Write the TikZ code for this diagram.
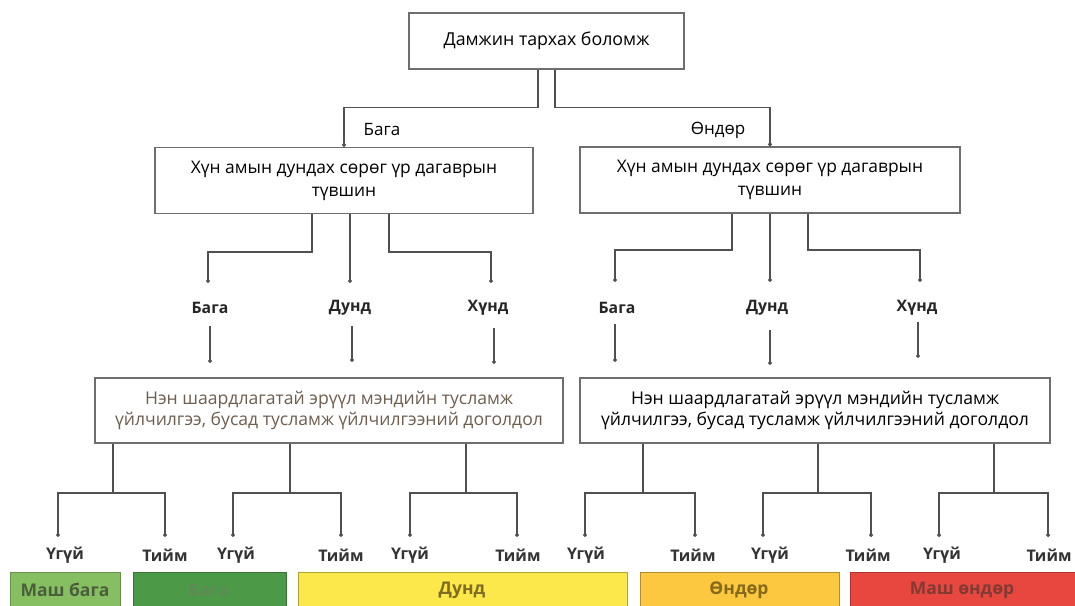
\documentclass[tikz,border=0pt]{standalone}
\usepackage{fontspec}
\setmainfont{Open Sans}
\usetikzlibrary{arrows.meta}
\definecolor{linec}{HTML}{505050}
\definecolor{boxc}{HTML}{6E6E6E}
\definecolor{brownt}{HTML}{6E5E4E}
\definecolor{vlowf}{HTML}{86BF62}
\definecolor{vlowt}{HTML}{4B5E3C}
\definecolor{lowf}{HTML}{4C9A47}
\definecolor{lowt}{HTML}{5E8A55}
\definecolor{midf}{HTML}{FDE84C}
\definecolor{midt}{HTML}{7D6C22}
\definecolor{highf}{HTML}{FBC83F}
\definecolor{hight}{HTML}{86691A}
\definecolor{vhighf}{HTML}{E8473F}
\definecolor{vhight}{HTML}{833A33}
\tikzset{
  box/.style={draw=boxc, line width=1.3pt, fill=white, align=center, inner sep=4pt},
  conn/.style={draw=linec, line width=1.1pt},
  dotted end/.style={conn, -{Circle[length=4pt,width=4pt]}},
  lvl/.style={font=\fontsize{15.8}{18}\selectfont\bfseries, text=black!85, inner sep=1pt},
  yn/.style={font=\fontsize{16}{18}\selectfont\bfseries, text=black!80, inner sep=1pt},
  bar/.style={line width=0.8pt, font=\fontsize{17.5}{20}\selectfont\bfseries},
}
\begin{document}
\begin{tikzpicture}[x=1pt,y=-1pt]
\clip (0,0) rectangle (1075,605);
\fill[white] (0,0) rectangle (1075,605);

% boxes
\node[box, minimum width=275pt, minimum height=56pt, font=\fontsize{17.8}{20}\selectfont] (top) at (546.5,41) {Дамжин тархах боломж};
\node[box, minimum width=378pt, minimum height=66pt, font=\fontsize{17.4}{23}\selectfont] (ml) at (344,180.5) {Хүн амын дундах сөрөг үр дагаврын\\ түвшин};
\node[box, minimum width=380pt, minimum height=66pt, font=\fontsize{17.4}{23}\selectfont] (mr) at (770,180) {Хүн амын дундах сөрөг үр дагаврын\\ түвшин};
\node[box, minimum width=468pt, minimum height=65pt, text=brownt, font=\fontsize{17.6}{20.5}\selectfont] (bl) at (329,410.5) {Нэн шаардлагатай эрүүл мэндийн тусламж\\ үйлчилгээ, бусад тусламж үйлчилгээний доголдол};
\node[box, minimum width=470pt, minimum height=65pt, font=\fontsize{17.6}{20.5}\selectfont] (br) at (815,410.5) {Нэн шаардлагатай эрүүл мэндийн тусламж\\ үйлчилгээ, бусад тусламж үйлчилгээний доголдол};

% top labels
\node[font=\fontsize{17}{20}\selectfont, inner sep=1pt] (lowlab) at (382,130) {Бага};
\node[font=\fontsize{17}{20}\selectfont, inner sep=1pt] (highlab) at (718,130) {Өндөр};

\draw[dotted end] ([xshift=-8.5pt]top.south) -- ++(0,38) -| (ml.north);
\draw[dotted end] ([xshift=8.5pt]top.south) -- ++(0,38) -| (mr.north);

% level labels
\node[lvl] (lA) at (210,308) {Бага};
\node[lvl] (mA) at (350,308) {Дунд};
\node[lvl] (hA) at (488,308) {Хүнд};
\node[lvl] (lB) at (617,308) {Бага};
\node[lvl] (mB) at (767,308) {Дунд};
\node[lvl] (hB) at (917,308) {Хүнд};

\coordinate (dlA) at (208,283);
\coordinate (dmA) at (350,283);
\coordinate (dhA) at (491,283);
\coordinate (dlB) at (615,282);
\coordinate (dmB) at (770,282);
\coordinate (dhB) at (920,282);

\draw[dotted end] (ml.south -| 312,0) -- (312,252) -| (dlA);
\draw[dotted end] (ml.south -| 350,0) -- (dmA);
\draw[dotted end] (ml.south -| 389,0) -- (389,252) -| (dhA);
\draw[dotted end] (mr.south -| 732,0) -- (732,250) -| (dlB);
\draw[dotted end] (mr.south -| 770,0) -- (dmB);
\draw[dotted end] (mr.south -| 808,0) -- (808,250) -| (dhB);

% stubs below level labels
\coordinate (slA) at (210,363);
\coordinate (smA) at (352,362);
\coordinate (shA) at (494,364);
\coordinate (slB) at (615,362);
\coordinate (smB) at (770,365);
\coordinate (shB) at (918,358);
\draw[dotted end] (lA.south -| slA) ++(0,11) -- (slA);
\draw[dotted end] (mA.south -| smA) ++(0,9) -- (smA);
\draw[dotted end] (hA.south -| shA) ++(0,11) -- (shA);
\draw[dotted end] (lB.south -| slB) ++(0,9) -- (slB);
\draw[dotted end] (mB.south -| smB) ++(0,13) -- (smB);
\draw[dotted end] (hB.south -| shB) ++(0,5) -- (shB);

% yes / no labels
\node[yn] (u1) at (65,555) {Үгүй};
\node[yn] (t1) at (165,555) {Тийм};
\node[yn] (u2) at (236,555) {Үгүй};
\node[yn] (t2) at (341,555) {Тийм};
\node[yn] (u3) at (410,555) {Үгүй};
\node[yn] (t3) at (518,555) {Тийм};
\node[yn] (u4) at (586,555) {Үгүй};
\node[yn] (t4) at (693,555) {Тийм};
\node[yn] (u5) at (770,555) {Үгүй};
\node[yn] (t5) at (868,555) {Тийм};
\node[yn] (u6) at (942,555) {Үгүй};
\node[yn] (t6) at (1049,555) {Тийм};

\foreach \j/\bx/\a/\b/\u in {1/bl/113/58/165, 2/bl/290/233/341, 3/bl/466/410/517, 4/br/643/585/695, 5/br/818/763/871, 6/br/994/939/1048}{
  \coordinate (j\j) at (\a,493);
  \coordinate (dn\j) at (\b,537);
  \coordinate (dy\j) at (\u,537);
  \draw[conn] (\bx.south -| j\j) -- (j\j);
  \draw[dotted end] (j\j) -| (dn\j);
  \draw[dotted end] (j\j) -| (dy\j);
}

% risk bars
\node[bar, draw=vlowf!75!black, fill=vlowf, minimum width=110pt, minimum height=38pt, anchor=north west] (b1) at (10,572) {};
\node[bar, text=vlowt] (t1b) at (65,590) {Маш бага};
\node[bar, draw=lowf!75!black, fill=lowf, minimum width=153pt, minimum height=38pt, anchor=north west] (b2) at (133,572) {};
\node[bar, text=lowt] (t2b) at (209,590) {Бага};
\node[bar, draw=midf!70!black, fill=midf, minimum width=329pt, minimum height=38pt, anchor=north west] (b3) at (298,572) {};
\node[bar, text=midt] (t3b) at (462,590) {Дунд};
\node[bar, draw=highf!70!black, fill=highf, minimum width=199pt, minimum height=38pt, anchor=north west] (b4) at (640,572) {};
\node[bar, text=hight] (t4b) at (739,590) {Өндөр};
\node[bar, draw=vhighf!75!black, fill=vhighf, minimum width=230pt, minimum height=38pt, anchor=north west] (b5) at (850,572) {};
\node[bar, text=vhight] (t5b) at (962,590) {Маш өндөр};
\end{tikzpicture}
\end{document}
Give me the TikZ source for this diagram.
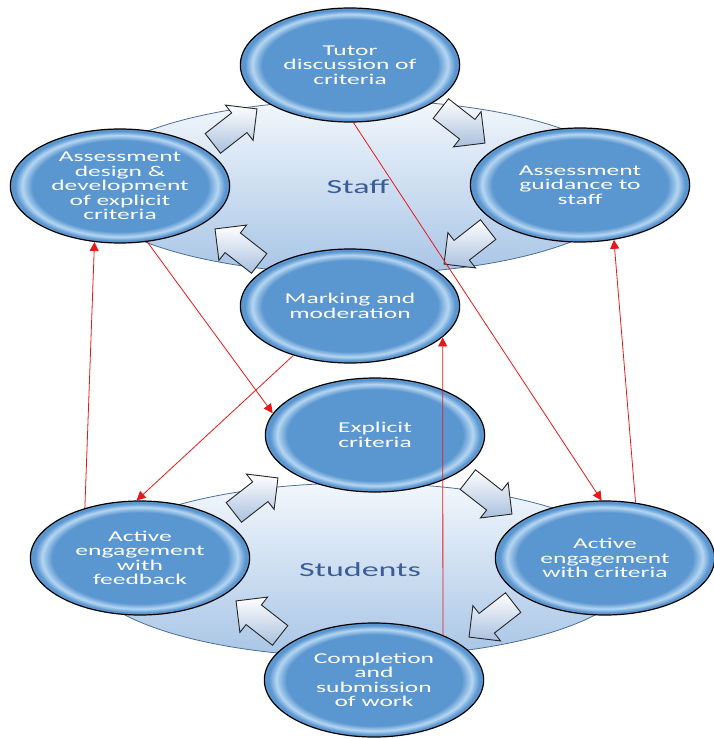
\documentclass[tikz,border=0pt]{standalone}
\usepackage{fontspec}
\setmainfont{Carlito}
\usetikzlibrary{shapes.geometric,shapes.arrows,arrows.meta}

\definecolor{stageblue}{HTML}{5A96D0}
\definecolor{stagerim}{HTML}{B5D6F2}
\definecolor{cycletop}{HTML}{F2F7FC}
\definecolor{cyclebottom}{HTML}{A8C5E6}
\definecolor{cycleline}{HTML}{4C6F98}
\definecolor{cycletext}{HTML}{3C5C98}
\definecolor{turnblue}{HTML}{A9C0DE}
\definecolor{linkred}{HTML}{E81818}

\pgfdeclareradialshading{stageglass}{\pgfpoint{0bp}{0bp}}{%
  color(0bp)=(stageblue); color(20bp)=(stageblue); color(22.3bp)=(stagerim);
  color(24bp)=(stageblue); color(25bp)=(stageblue); color(50bp)=(stageblue)}

\begin{document}
\begin{tikzpicture}[x=1pt, y=-1pt,
  cyclebg/.style={ellipse, draw=cycleline, line width=0.8pt, top color=cycletop,
    bottom color=cyclebottom, minimum width=323pt, minimum height=174pt, xscale=1.7,
    text=cycletext, font=\fontsize{20}{22}\selectfont},
  stage/.style={ellipse, draw=black, line width=1.2pt, shading=stageglass,
    minimum width=129pt, minimum height=114pt, inner sep=0pt, xscale=1.7,
    align=center, text=white, font=\fontsize{15}{14.5}\selectfont},
  turn/.style={single arrow, draw=black!85, line width=0.9pt, top color=white,
    bottom color=turnblue, minimum height=56pt, inner xsep=0pt, inner ysep=12pt,
    single arrow head extend=10pt},
  link/.style={draw=linkred, line width=0.8pt, -{Triangle[length=9pt,width=9pt]}}]
  \useasboundingbox (0,0) rectangle (713,739);

  % The two cycles
  \node[cyclebg] (staff) at (358,187) {Staff};
  \node[cyclebg] (students) at (360,570) {Students};

  % Arrows round the staff cycle
  \node[turn, rotate=38] (staffturn1) at (230,130) {};
  \node[turn, rotate=-38] (staffturn2) at (458,122) {};
  \node[turn, rotate=-142] (staffturn3) at (471,243) {};
  \node[turn, rotate=142] (staffturn4) at (242,250) {};

  % Arrows round the students cycle
  \node[turn, rotate=38] (studturn1) at (251,499) {};
  \node[turn, rotate=-38] (studturn2) at (485,493) {};
  \node[turn, rotate=-142] (studturn3) at (496,616) {};
  \node[turn, rotate=142] (studturn4) at (263,622) {};

  % Staff stages
  \node[stage] (tutor) at (350,65) {Tutor\\discussion of\\criteria};
  \node[stage] (design) at (120,186) {Assessment\\design \&\\development\\of explicit\\criteria};
  \node[stage] (guidance) at (580,185) {Assessment\\guidance to\\staff};
  \node[stage] (marking) at (350,306) {Marking and\\moderation};

  % Student stages
  \node[stage] (explicit) at (375,435) {Explicit\\criteria};
  \node[stage] (feedback) at (140,558) {Active\\engagement\\with\\feedback};
  \node[stage] (engage) at (605,558) {Active\\engagement\\with criteria};
  \node[stage] (completion) at (374,680) {Completion\\and\\submission\\of work};

  % Links between the cycles
  \draw[link] (feedback.123) -- (design.255);
  \draw[link] (design.286) -- (explicit.160);
  \draw[link] (marking.236) -- (feedback.92);
  \draw[link] (completion.48) -- (marking.330);
  \draw[link] (tutor.272) -- (engage.92);
  \draw[link] (engage.72) -- (guidance.290);
\end{tikzpicture}
\end{document}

★ ★ ★ ★

- [What the task asks] Go through the listing above line by line and say how many lines hold the word "diagram". Reply with that number only.

- [The output] 2